## Start Excerpted records

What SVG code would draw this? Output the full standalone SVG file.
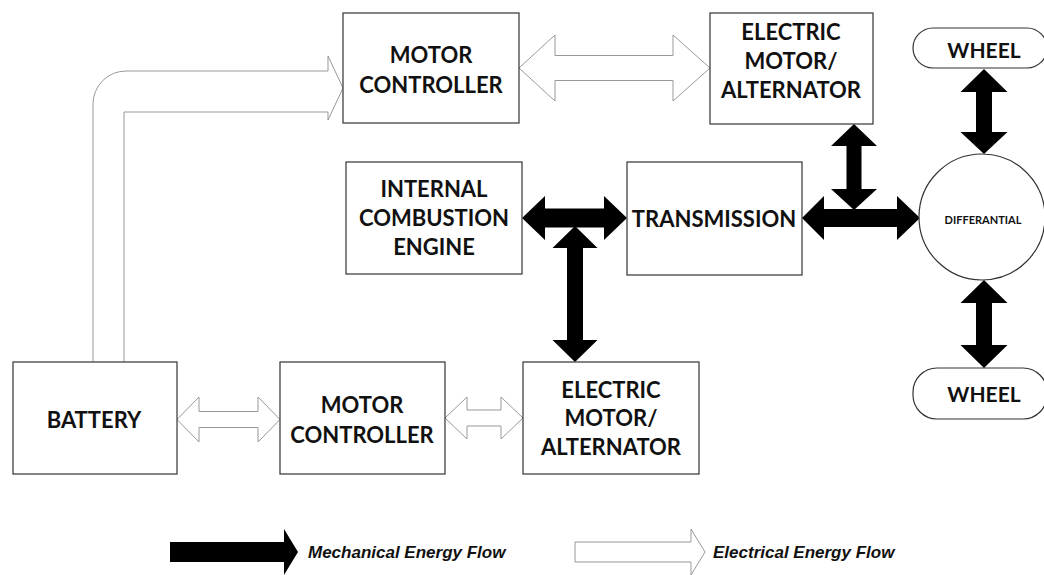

## End Excerpted records
## Start Excerpted records

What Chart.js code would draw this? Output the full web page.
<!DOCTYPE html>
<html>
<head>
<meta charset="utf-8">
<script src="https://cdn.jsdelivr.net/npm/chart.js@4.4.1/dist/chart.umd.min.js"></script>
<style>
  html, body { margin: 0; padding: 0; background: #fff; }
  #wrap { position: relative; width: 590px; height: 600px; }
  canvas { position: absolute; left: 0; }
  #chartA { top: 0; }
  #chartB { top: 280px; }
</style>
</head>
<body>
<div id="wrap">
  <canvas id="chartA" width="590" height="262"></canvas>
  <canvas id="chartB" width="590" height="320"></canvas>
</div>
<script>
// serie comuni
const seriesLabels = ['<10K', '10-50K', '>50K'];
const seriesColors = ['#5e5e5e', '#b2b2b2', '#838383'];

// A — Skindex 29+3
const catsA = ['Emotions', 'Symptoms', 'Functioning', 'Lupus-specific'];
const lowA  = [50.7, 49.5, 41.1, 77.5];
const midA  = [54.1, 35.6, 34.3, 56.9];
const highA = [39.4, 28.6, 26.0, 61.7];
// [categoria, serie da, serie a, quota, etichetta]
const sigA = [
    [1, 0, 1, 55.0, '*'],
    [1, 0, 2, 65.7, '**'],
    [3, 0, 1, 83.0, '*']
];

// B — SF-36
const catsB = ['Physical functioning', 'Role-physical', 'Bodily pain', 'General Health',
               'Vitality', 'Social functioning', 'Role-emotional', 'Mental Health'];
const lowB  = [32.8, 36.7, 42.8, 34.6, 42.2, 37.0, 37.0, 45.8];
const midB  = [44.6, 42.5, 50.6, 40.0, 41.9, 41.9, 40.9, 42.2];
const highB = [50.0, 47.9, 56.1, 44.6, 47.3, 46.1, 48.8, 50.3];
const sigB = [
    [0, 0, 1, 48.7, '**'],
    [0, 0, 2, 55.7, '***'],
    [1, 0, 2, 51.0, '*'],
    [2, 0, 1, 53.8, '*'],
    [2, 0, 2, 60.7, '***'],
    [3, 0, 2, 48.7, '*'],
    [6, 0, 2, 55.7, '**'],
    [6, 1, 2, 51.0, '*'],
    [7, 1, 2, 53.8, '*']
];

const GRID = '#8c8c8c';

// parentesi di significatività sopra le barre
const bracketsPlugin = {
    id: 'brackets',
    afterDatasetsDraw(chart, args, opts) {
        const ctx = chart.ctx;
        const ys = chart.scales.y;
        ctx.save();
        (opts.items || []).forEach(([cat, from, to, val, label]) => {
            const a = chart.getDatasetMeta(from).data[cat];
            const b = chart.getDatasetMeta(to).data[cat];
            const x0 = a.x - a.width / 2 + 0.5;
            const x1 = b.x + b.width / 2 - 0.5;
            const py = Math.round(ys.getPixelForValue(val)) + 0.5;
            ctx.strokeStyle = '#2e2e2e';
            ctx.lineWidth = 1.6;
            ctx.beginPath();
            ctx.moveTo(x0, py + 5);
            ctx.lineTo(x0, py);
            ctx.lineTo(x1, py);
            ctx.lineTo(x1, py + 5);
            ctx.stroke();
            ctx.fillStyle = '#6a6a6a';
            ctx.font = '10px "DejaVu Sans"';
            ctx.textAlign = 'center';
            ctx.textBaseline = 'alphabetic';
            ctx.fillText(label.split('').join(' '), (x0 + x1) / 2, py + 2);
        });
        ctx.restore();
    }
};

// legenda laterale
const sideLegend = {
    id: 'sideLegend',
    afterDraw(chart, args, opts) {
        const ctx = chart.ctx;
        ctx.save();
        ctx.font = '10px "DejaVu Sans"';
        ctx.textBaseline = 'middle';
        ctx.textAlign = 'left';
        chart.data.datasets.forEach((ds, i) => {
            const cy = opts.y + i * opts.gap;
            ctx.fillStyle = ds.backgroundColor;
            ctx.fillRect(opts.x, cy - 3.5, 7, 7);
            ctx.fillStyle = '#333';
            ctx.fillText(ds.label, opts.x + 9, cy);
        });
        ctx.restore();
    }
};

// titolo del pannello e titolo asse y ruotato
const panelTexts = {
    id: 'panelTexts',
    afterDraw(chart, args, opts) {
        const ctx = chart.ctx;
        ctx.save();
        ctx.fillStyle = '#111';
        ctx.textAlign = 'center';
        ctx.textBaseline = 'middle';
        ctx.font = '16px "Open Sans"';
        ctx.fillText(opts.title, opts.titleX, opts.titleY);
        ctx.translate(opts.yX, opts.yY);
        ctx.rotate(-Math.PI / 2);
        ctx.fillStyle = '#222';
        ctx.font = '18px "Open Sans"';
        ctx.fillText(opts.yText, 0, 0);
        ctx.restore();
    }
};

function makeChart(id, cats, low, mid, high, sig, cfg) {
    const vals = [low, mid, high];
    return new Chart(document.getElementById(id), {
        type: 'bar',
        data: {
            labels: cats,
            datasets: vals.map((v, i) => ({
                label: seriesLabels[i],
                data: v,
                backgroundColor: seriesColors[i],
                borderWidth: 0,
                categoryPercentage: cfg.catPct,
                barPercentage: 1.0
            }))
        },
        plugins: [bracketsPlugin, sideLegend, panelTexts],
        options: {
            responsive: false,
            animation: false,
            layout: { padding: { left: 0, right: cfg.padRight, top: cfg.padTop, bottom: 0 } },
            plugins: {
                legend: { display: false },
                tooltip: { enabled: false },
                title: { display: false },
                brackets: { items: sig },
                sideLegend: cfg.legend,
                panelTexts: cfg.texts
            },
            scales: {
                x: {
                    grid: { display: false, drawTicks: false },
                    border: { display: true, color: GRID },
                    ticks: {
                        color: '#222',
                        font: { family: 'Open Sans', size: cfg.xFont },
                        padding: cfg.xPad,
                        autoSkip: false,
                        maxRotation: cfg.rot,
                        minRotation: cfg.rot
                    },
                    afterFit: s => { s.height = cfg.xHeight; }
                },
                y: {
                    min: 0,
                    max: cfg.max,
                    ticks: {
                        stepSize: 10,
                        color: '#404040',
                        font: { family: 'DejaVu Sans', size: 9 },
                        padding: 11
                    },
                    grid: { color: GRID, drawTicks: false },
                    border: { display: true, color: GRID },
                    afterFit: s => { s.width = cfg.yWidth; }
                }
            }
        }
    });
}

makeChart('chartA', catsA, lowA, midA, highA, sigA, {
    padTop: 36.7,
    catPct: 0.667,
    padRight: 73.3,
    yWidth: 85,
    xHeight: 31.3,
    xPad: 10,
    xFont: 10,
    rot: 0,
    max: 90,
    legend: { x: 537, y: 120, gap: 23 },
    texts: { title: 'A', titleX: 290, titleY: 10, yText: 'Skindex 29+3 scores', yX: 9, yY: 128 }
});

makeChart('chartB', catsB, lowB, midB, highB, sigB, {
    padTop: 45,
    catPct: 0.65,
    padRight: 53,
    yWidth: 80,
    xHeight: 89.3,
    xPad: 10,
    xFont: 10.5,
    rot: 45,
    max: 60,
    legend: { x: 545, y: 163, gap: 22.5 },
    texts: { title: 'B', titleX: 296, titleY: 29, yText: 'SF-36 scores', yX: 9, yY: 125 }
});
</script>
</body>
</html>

## End Excerpted records

● Given request: Pick out every line with the string "What" and copy it.

● Exercise solution:
What SVG code would draw this? Output the full standalone SVG file.
What Chart.js code would draw this? Output the full web page.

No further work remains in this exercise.